Stamped verso for the collection of Wilfred Tomlinson. Although we have not been able to find any direct information about the gentleman, we have found that this stamp appears on a number of fine paintings by artists including Laura Knight, Dorothea Sharp, Ronald Ossory Dunlop and a 17th century depiction of Galileo.


Excellent. The colours are strong and there is no foxing. Ready to hang.

Artist information:

Born in Camberwell, London on 9 April 1832, he was son of Henry Collingwood Aumonier, a jeweller, by his wife, Nancy Frances, daughter of George Stacy; a younger brother worked as an engraver, and a nephew Stacey Auminier became a landscape painter and decorative designer. He was brought up at Highate and High Barnet and at 14 was placed in a business. He attended the evening classes, first at the Birkbeck University, then known as the Mechanics' Institute, and subsequently at South Kensington, where he found employment as a designer of Calicoes in a London firm.

In 1891 Aumonier visited Venice and the Venetian Alps. He became associate of the Royal Institute of Painters in Watercolours in 1876, and was one of the original members of the Institute of Painters. In 1889 he was awarded a gold medal for water-colour in Paris, and a bronze medal for oil painting at Adelaide. He also received a silver medal at the Brussels exhibition in 1897. An exhibition of his water-colour drawings was held at the Leicester Galleries in 1908, and another of his work in oils as well at the Goupil Gallery in March 1912.

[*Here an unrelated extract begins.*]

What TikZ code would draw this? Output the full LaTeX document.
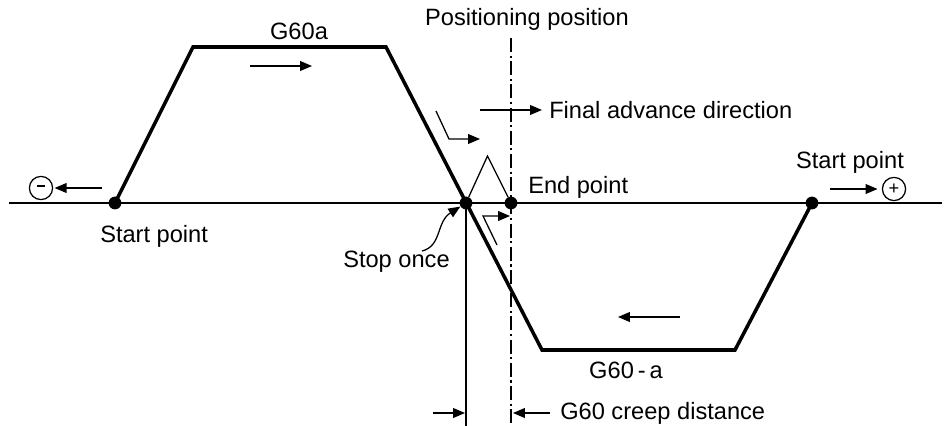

Aumonier exhibited for the first time at the Royal Academy in 1871, but continued his work on calico until after 1873, when Sir Newton Mappin purchased a picture shown by him at the Royal Academy, An English Cottage; Home. He concentrated himself on peaceful English countrysides, specially with autumn tints or in the late afternoon.

His pictures included When the Tide is Out, The Silver Lining of the Cloud (both in the Royal Academy of 1895), In the Fen Country, The Old Sussex Farmstead, and Sunday Evening. Sheep Washing was in the Chantrey bequest collection at the Tate Gallery, which also owned his Black Mountains. Aumonier exhibited at the third annual exhibition held at the Carnegie Institute in Pittsburgh in 1898/9 his landscape "A Sussex Hayfield".

Aumonier died in London on 4 October 1911, and his remains were cremated at Woking.